30 out, 2020 | Antonio Martins | Sem comentários
A Ressurreição de Zé Bodó
O período reservado ao corte da cana, colheita da mandioca e beneficiamento das matérias primas trouxe a família de Zé Bodó à Serra do Estêvão¹, para trabalhar no engenho de meu pai. Os genitores do rapaz trabalharam, ali, até a aposentadoria. A convite dos filhos, foram residir na capital, deixando no lugar o filho caçula.
Zé Bodó não tinha afinidade com o trabalho, vivia explorando os pais, dando desculpas, pregando peças e tentando se dar bem em tudo. Quando a empreitada era desfavorável, ele revertia a situação. Durante o trabalho era flagrado dormindo no aceiro do roçado; quando pegava em dinheiro, caia na bebedeira; arranjava doenças para ser pajeado até a cura que, nunca chegava; pousava de bom partido, era um bon-vivant², um malandro!
Sem os pais para explorar, sem crédito e confiança, Zé Bodó precisou se reinventar.

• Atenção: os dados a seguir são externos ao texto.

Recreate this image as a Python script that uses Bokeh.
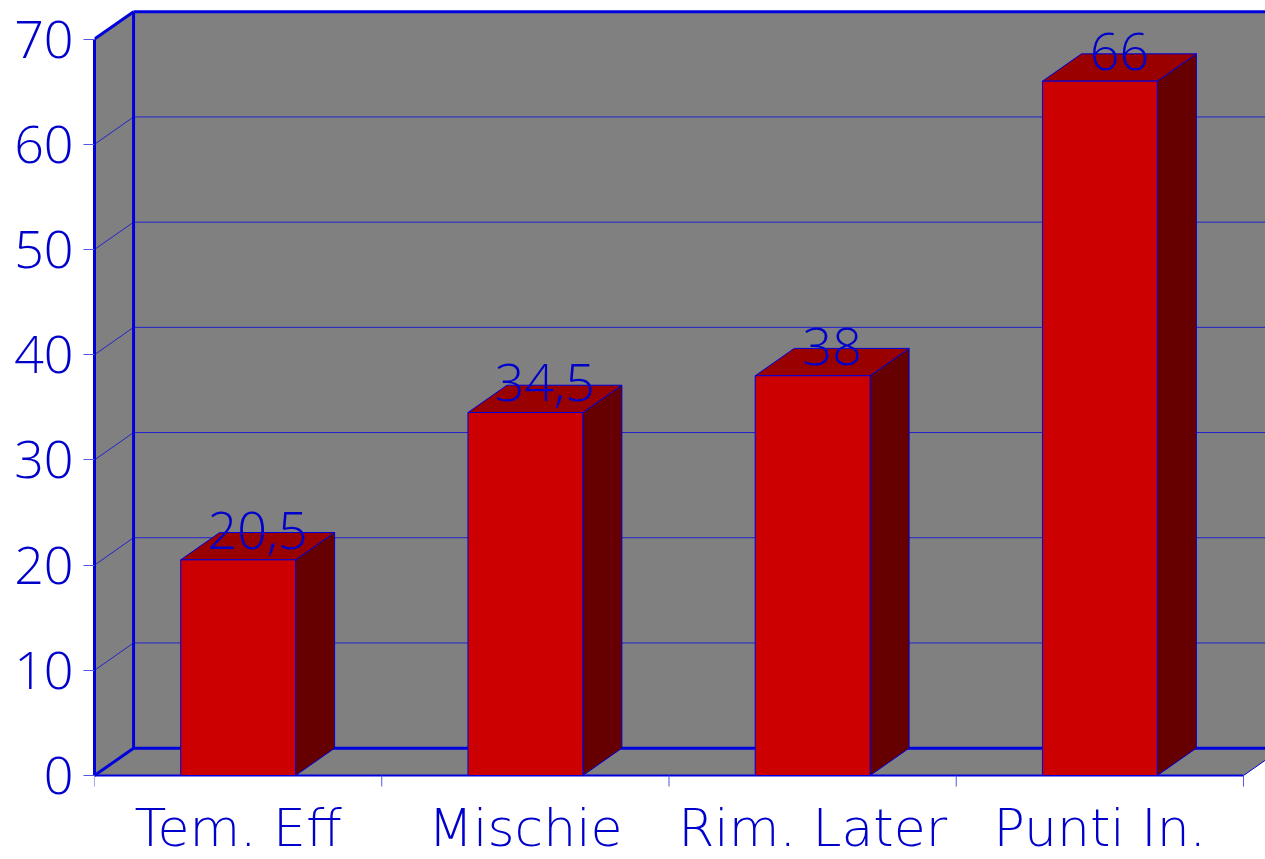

Certo dia um peixeiro³ de Choró4 travou um diálogo com ele, dando-lhe conselhos. A princípio a preguiça lhe desmotivou, mas, não restando outra alternativa, aceitou! Levou umas frutas da serra e foi com o recém-amigo vendê-las no Sertão de Choró. E logo empregou o dinheiro das vendas na compra de batatas-doces e peixes, para vendê-los na serra. Era a dinâmica empreendedora.
Ocorre, que Zé Bodó precisava de um financiamento inicial. E o peixeiro de boa-fé socorreu o malandro, na condição de receber o pecúlio no apurado das vendas. E assim se fez, os dois desceram a serra com as cargas de frutas. Chegando ao destino, o peixeiro apresentou o vendedor aos membros da comunidade e por fim lhe deu até abrigo.
O negócio rendeu, em duas horas de trabalho Zé Bodó vendeu todas as frutas e fazia planos para a próxima empreitada. Ao final da tarde, o peixeiro e o amigo já se preparavam para retornar à serra. Mas de repente Zé Bodó caiu morto no meio do terreiro da frente. Foi uma grande aflição e a notícia se espalhou. O peixeiro organizou o velório e a comunidade se mobilizou para o sepultamento. Cortaram uma haste fornida de madeira, que os homens apoiaram nos ombros, para levar o cadáver esticado na rede. E seguiram com o cortejo. Depois de vencer a subida íngreme da serra, eles resolveram descansar um pouco. Então colocaram o defunto debaixo de um cajueiro, enquanto passava a fadiga. A crise demorada de catalepsia passara, de repente Zé Bodó se espreguiçou, botou a cabeça para fora da rede e disse:
– O que é que eu tô fazendo aqui?
Foi gente correndo para todo lado!
Zé Bodó estava apertado e correu para detrás de uma moita! Enquanto fazia as necessidades fisiológicas, o dinheiro das vendas, que estava escondido no cós da calça, caiu em seus pés. O malandro recolheu o quinhão, dobrou a rede, pôs debaixo do braço e seguiu solitário até o povoado. Ali, o matreiro pegou o primeiro pau-de-arara para Quixadá e na cidade, comprou passagem e tomou o trem da meia noite para Fortaleza. Mudou-se. Hoje reside na capital.
¹ Serra do Estêvão – Serra do Estêvão – Inicialmente, o povoado recebeu a denominação de Serra do Estêvão, alusão a um possível primeiro morador do lugar; por influência dos Monges Beneditinos e das Irmãs Missionárias da Imaculada Conceição, passou a se chamar Serra de Santo Estêvão e; atualmente, em homenagem ao monge fundador do Mosteiro de Santa Cruz e do Colégio Secundarista São José, passou a se chamar distrito de Dom Maurício, Quixadá – Ceará. Conjunto de montanhas situadas a 650 metros de altitude, acima do nível do mar.
² Bon-vivant – 1. Homem que sabe aproveitar a vida; animado; feliz. 2. Malandro; boa vida; o que pela lábia, busca os prazeres da vida.
³ Peixeiro – Homem simples do sertão choroense, em parte agricultor, que, durantes as estiagens, a falta de renda e a ausência de políticas públicas, pescavam e levavam os peixes para serem vendidos na Serra do Estêvão e região.
4 Choró – Em 1933 se tornou distrito de Quixadá – Ceará. Atualmente, cidade de Choró – Ceará, emancipada em 1992. Apelidado: Choró Limão.